Missile output depends on more than final assembly. Solid rocket motors, energetic materials, seekers, guidance electronics, actuators, warheads, fuzes, canisters, and test facilities each carry separate supplier and qualification requirements. Many production lines were sized for modest peacetime demand, while hazardous-material infrastructure and specialist engineering skills cannot be expanded rapidly. Larger orders support investment, but new buildings, tooling, approvals, and trained staff still take time to deliver.

Has the entire FCAS programme been cancelled?
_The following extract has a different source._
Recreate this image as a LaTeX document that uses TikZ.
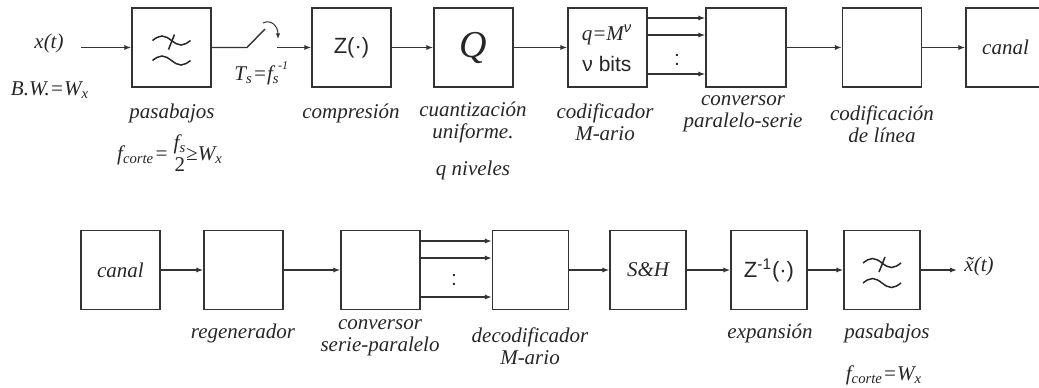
\documentclass[tikz,border=0pt]{standalone}
\usepackage{fontspec}
\setmainfont{Liberation Serif}
\newfontfamily\sansf{Liberation Sans}
\usetikzlibrary{arrows.meta}
\begin{document}
\begin{tikzpicture}[x=0.5pt,y=-0.5pt,
  every node/.style={text=black!85},
  blk/.style={draw=black!80,line width=0.7pt,minimum width=39.5pt,minimum height=39.5pt,inner sep=0pt},
  blkn/.style={blk,minimum width=38pt},
  lbl/.style={font=\fontsize{10.5}{11}\selectfont\itshape,align=center,inner sep=0pt},
  sf/.style={font=\sansf\fontsize{10.5}{11}\selectfont,inner sep=0pt},
  ln/.style={draw=black!80,line width=0.7pt},
  arr/.style={ln,-{Latex[length=3.5pt,width=2.6pt]}},
  lpf/.pic={
    \draw[black!85,line width=0.75pt] (-19,-7) sin (-9.5,-11.5) cos (0,-7) sin (9.5,-2.5) cos (19,-7);
    \draw[black!85,line width=0.75pt] (-19,13) sin (-9.5,8.5) cos (0,13) sin (9.5,17.5) cos (19,13);
    \draw[black!85,line width=0.75pt] (-3,2) -- (3,-13);
  }]
\useasboundingbox (0,0) rectangle (1039,387);

% ---------- top row ----------
\node[lbl] (xt) at (49,43) {x(t)};
\node[lbl] (bw) at (50,90) {B.W.=W\textsubscript{x}};
\coordinate (xin) at (81,47.5);
\node[blk] (lp1) at (171.5,47.5) {};
\pic at (lp1.center) {lpf};
\node[blk] (z1) at (351.5,47.5) {\sansf\fontsize{11}{12}\selectfont Z(·)};
\node[blk] (q1) at (473.5,47.5) {\fontsize{19}{20}\selectfont\itshape Q};
\node[blk] (cod) at (607.5,47.5) {};
\node[lbl] (codt1) at (607,35) {q=M\textsuperscript{\sansf ν}};
\node[sf] (codt2) at (607,64) {ν bits};
\node[blk,minimum width=40pt] (ps) at (746,47.5) {};
\node[blk] (lc) at (882,47.5) {};
\node[blk] (ch1) at (1005.5,47.5) {\fontsize{10.5}{11}\selectfont\itshape canal};

\draw[arr] (xin) -- (lp1.west);
\coordinate (sw1) at (247,47.5);
\coordinate (sw2) at (265,29);
\coordinate (sw3) at (277,47.5);
\draw[ln] (lp1.east) -- (sw1) -- (sw2);
\draw[arr] (sw3) -- (z1.west);
\coordinate (cv1) at (263,23);
\coordinate (cv2) at (278,39);
\draw[ln,-{Latex[length=2.8pt,width=2.2pt]},line width=0.5pt] (cv1) .. controls (271,19) and (278,26) .. (cv2);
\node[lbl] (ts) at (257,75) {T\textsubscript{s}=f\textsubscript{s}};
\node[lbl,font=\fontsize{6}{6}\selectfont\itshape] (tsm) at (283,66) {-1};

\draw[arr] (z1) -- (q1);
\draw[arr] (q1) -- (cod);
\draw[arr] (cod.east |- 0,18) -- (ps.west |- 0,18);
\draw[arr] (cod.east |- 0,35) -- (ps.west |- 0,35);
\draw[arr] (cod.east |- 0,74) -- (ps.west |- 0,74);
\node[sf] (dots1) at (677,60) {:};
\draw[arr] (ps) -- (lc);
\draw[arr] (lc) -- (ch1);

\node[lbl] (l1) at (172,113) {pasabajos};
\node[lbl] (l1b) at (170,153) {f\textsubscript{corte}= \raisebox{-0.55em}{\shortstack{f\textsubscript{s}\\[-1pt]\upshape 2}}≥W\textsubscript{x}};
\node[lbl] (l2) at (351,113) {compresión};
\node[lbl] (l3) at (473,122) {cuantización\\uniforme.};
\node[lbl] (l3b) at (473,170) {q niveles};
\node[lbl] (l4) at (605,122) {codificador\\M-ario};
\node[lbl] (l5) at (743,114) {conversor\\paralelo-serie};
\node[lbl] (l6) at (882,124) {codificación\\de línea};

% ---------- bottom row ----------
\node[blk] (ch2) at (120.5,270) {\fontsize{10.5}{11}\selectfont\itshape canal};
\node[blk] (reg) at (243.5,270) {};
\node[blk] (sp) at (380.5,270) {};
\node[blkn] (dec) at (530.5,270) {};
\node[blkn] (sh) at (648,270) {\fontsize{10.5}{11}\selectfont\itshape S\&H};
\node[blkn] (zi) at (769,270) {\sansf\fontsize{11}{12}\selectfont Z\textsuperscript{-1}(·)};
\node[blkn] (lp2) at (882,270) {};
\pic at (lp2.center) {lpf};
\coordinate (xout) at (957,270);
\node[lbl] (xo) at (979,266) {\~{x}(t)};

\draw[arr] (ch2) -- (reg);
\draw[arr] (reg) -- (sp);
\draw[arr] (sp.east |- 0,241) -- (dec.west |- 0,241);
\draw[arr] (sp.east |- 0,258) -- (dec.west |- 0,258);
\draw[arr] (sp.east |- 0,297) -- (dec.west |- 0,297);
\node[sf] (dots2) at (454,280) {:};
\draw[arr] (dec) -- (sh);
\draw[arr] (sh) -- (zi);
\draw[arr] (zi) -- (lp2);
\draw[arr] (lp2) -- (xout);

\node[lbl] (m1) at (243,333) {regenerador};
\node[lbl] (m2) at (380,338) {conversor\\serie-paralelo};
\node[lbl] (m3) at (530,346) {decodificador\\M-ario};
\node[lbl] (m4) at (770,333) {expansión};
\node[lbl] (m5) at (887,333) {pasabajos};
\node[lbl] (m6) at (884,375) {f\textsubscript{corte}=W\textsubscript{x}};
\end{tikzpicture}
\end{document}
France and Germany ended the jointly developed New Generation Fighter after the industrial partners failed to agree workable terms on leadership, intellectual property, requirements, and workshare. FCAS also included remote carriers, combat-cloud networking, engines, sensors, and other technology pillars. Some of that work may continue through national, bilateral, or revised European arrangements, although it will no longer develop around the same jointly produced crewed aircraft.

How can automotive factories support military drone production?

Automotive manufacturers bring experience in high-rate assembly, supplier management, quality control, tooling, component reduction, and design for manufacture. Those methods suit expendable drones and loitering munitions that must be produced in much larger quantities than traditional aircraft or missiles. Conversion is not automatic: secure electronics, warheads, energetic materials, electromagnetic resilience, export controls, software assurance, and military qualification still require defence-specific processes and specialist suppliers.

Why are armed forces buying expensive missiles and lower-cost drones?

Armed forces face threats ranging from inexpensive reconnaissance drones to ballistic missiles and crewed aircraft, and no single interceptor is economical or technically suitable across that range. Guns, electronic warfare, interceptor drones, directed-energy systems, short-range missiles, and high-end interceptors occupy different layers. The least costly credible effector can then be matched to each target, preserving scarce missiles for threats that cheaper systems cannot defeat.